Friday, Apr. 19, 1968

No Pushover

The leadership of Communist Poland is gripped by a Byzantine intrigue in which hardly anything is really what it seems to be. The regime of Wladyslaw Gomulka, which appeared at first to be threatened mainly by the unrest of students and intellectuals, turns out to be more immediately challenged by an inner group that has used that unrest for its own ambitious purposes. Harder-lining than Gomulka, the men who make up this group have maneuvered to push their own people into power, used anti-Zionism as a club to purge many government functionaries and encouraged criticism of Gomulka in the press. They are finding, however, that the wily Gomulka, 63, who spent five years in prison for his anti-Stalinist stand before becoming party boss in 1956, is no pushover. Last week Gomulka managed to avert a showdown with his enemies while placing two of his own men in top positions.

No Toes. With the resignation of President Edward Ochab, who is 61 and nearly blind, Gomulka had sufficient strength in the Polish Sejm (Parliament) to have the post filled by a trusted lieutenant, Defense Minister Marian Spychalski, 62. The political fortunes of Spychalski, an architect by training, have waned and gained for 25 years with those of Gomulka. An underground Communist leader during World War II, he was arrested, imprisoned and tortured by Stalinists after Gomulka was purged in 1948. Never brought to trial, Spychalski left prison a cripple without toes, was made Defense Minister after Gomulka gained power in 1956, and has held the post since.

Though the post of President is largely ceremonial, Gomulka needs a loyal supporter there. By putting in Spychalski, he also managed to thwart those who would have liked to see Premier Jozef Cyrankiewicz, 56, another Gomulka backer, shifted to the ceremonial post, where his moderating influence on the government would be neutralized. Into Spychalski's place as Defense Minister, Gomulka managed to put another supporter. He was Wojciech Jaruzelski, 44, the Deputy Defense Minister and Chief of the General Staff. Aware of the factional struggle, Jaruzelski immediately appointed three new vice ministers to offset the anti-Gomulka cast of the remaining vice ministers in office.

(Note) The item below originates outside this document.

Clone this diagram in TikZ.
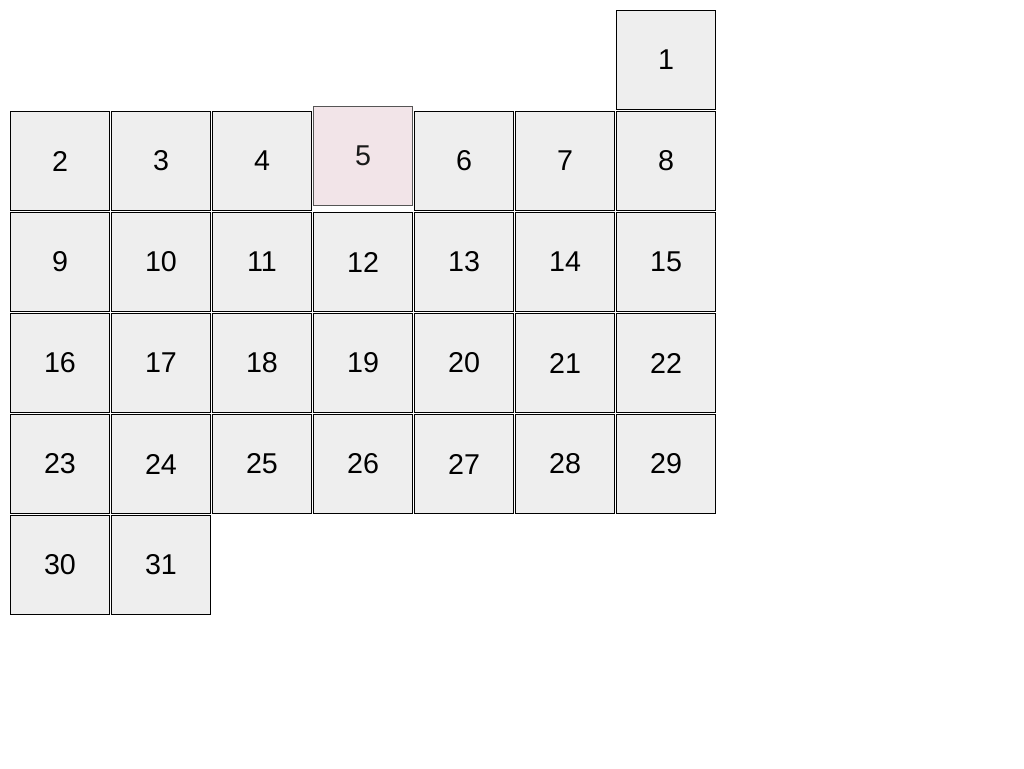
\documentclass[tikz,border=0pt]{standalone}
\usepackage{fontspec}
\setmainfont{Liberation Sans}
\usetikzlibrary{positioning}

\definecolor{cellgray}{HTML}{EEEEEE}
\definecolor{todaypink}{HTML}{F2E4E8}
\definecolor{todayline}{HTML}{555555}

\tikzset{
  day/.style={draw=black, fill=cellgray, line width=0.75pt, minimum size=74.25pt,
    inner sep=0pt, font=\fontsize{21.5}{25}\selectfont},
  today/.style={day, draw=todayline, fill=todaypink, text=black!90}
}

\begin{document}
\begin{tikzpicture}[x=0.75pt, y=-0.75pt]
 \useasboundingbox (0,0) rectangle (1024,768);
 % first week
 \node [day] (d1) at (666,60) {1};
 % second week
 \node [day] (d2) at (60,161) {2};
 \node [day] (d3) at (161,161) {3};
 \node [day] (d4) at (262,161) {4};
 \node [today] (d5) at (363,156) {5};
 \node [day] (d6) at (464,161) {6};
 \node [day] (d7) at (565,161) {7};
 \node [day] (d8) at (666,161) {8};
 % third week
 \node [day] (d9) at (60,262) {9};
 \node [day] (d10) at (161,262) {10};
 \node [day] (d11) at (262,262) {11};
 \node [day] (d12) at (363,262) {12};
 \node [day] (d13) at (464,262) {13};
 \node [day] (d14) at (565,262) {14};
 \node [day] (d15) at (666,262) {15};
 % fourth week
 \node [day] (d16) at (60,363) {16};
 \node [day] (d17) at (161,363) {17};
 \node [day] (d18) at (262,363) {18};
 \node [day] (d19) at (363,363) {19};
 \node [day] (d20) at (464,363) {20};
 \node [day] (d21) at (565,363) {21};
 \node [day] (d22) at (666,363) {22};
 % fifth week
 \node [day] (d23) at (60,464) {23};
 \node [day] (d24) at (161,464) {24};
 \node [day] (d25) at (262,464) {25};
 \node [day] (d26) at (363,464) {26};
 \node [day] (d27) at (464,464) {27};
 \node [day] (d28) at (565,464) {28};
 \node [day] (d29) at (666,464) {29};
 % last days
 \node [day] (d30) at (60,565) {30};
 \node [day] (d31) at (161,565) {31};
\end{tikzpicture}
\end{document}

No Explanation. Through almost every level of Polish life, the purges of the last few weeks continued and even intensified. With no explanation, the government shifted three more key generals to new commands. Also dismissed from their posts were a Catholic Deputy in Parliament who had protested police action during the student riots, the rector of Lodz University, Marxist Philosopher Adam Schaff, three junior ministers, a vice minister and the editor of the Yiddish newspaper Folksstyme. Their firing brought to 36 the number of top officials so far known to have been purged.

The continuing purges, which Gomulka has unsuccessfully tried to moderate, indicate that his troubles are far from over. Last week two of his own supporters on the ruling twelve-man Politburo, Cyrankiewicz and Party Ideologist Zenon Kliszko, came out in favor of the purges. That sign of approval from his own camp may have been the price Gomulka paid to avoid an immediate showdown with his critics, but it also whetted their desire for power. Police Boss Mieczyslaw Moczar, the man behind much of the anti-Gomulka dissidence but normally a shadowy figure, appeared three times in the past two weeks on Polish television, then held an even rarer press interview to attack the moral support given to student rioters in the weekly newspaper Polityka--a publication closely identified with Gomulka.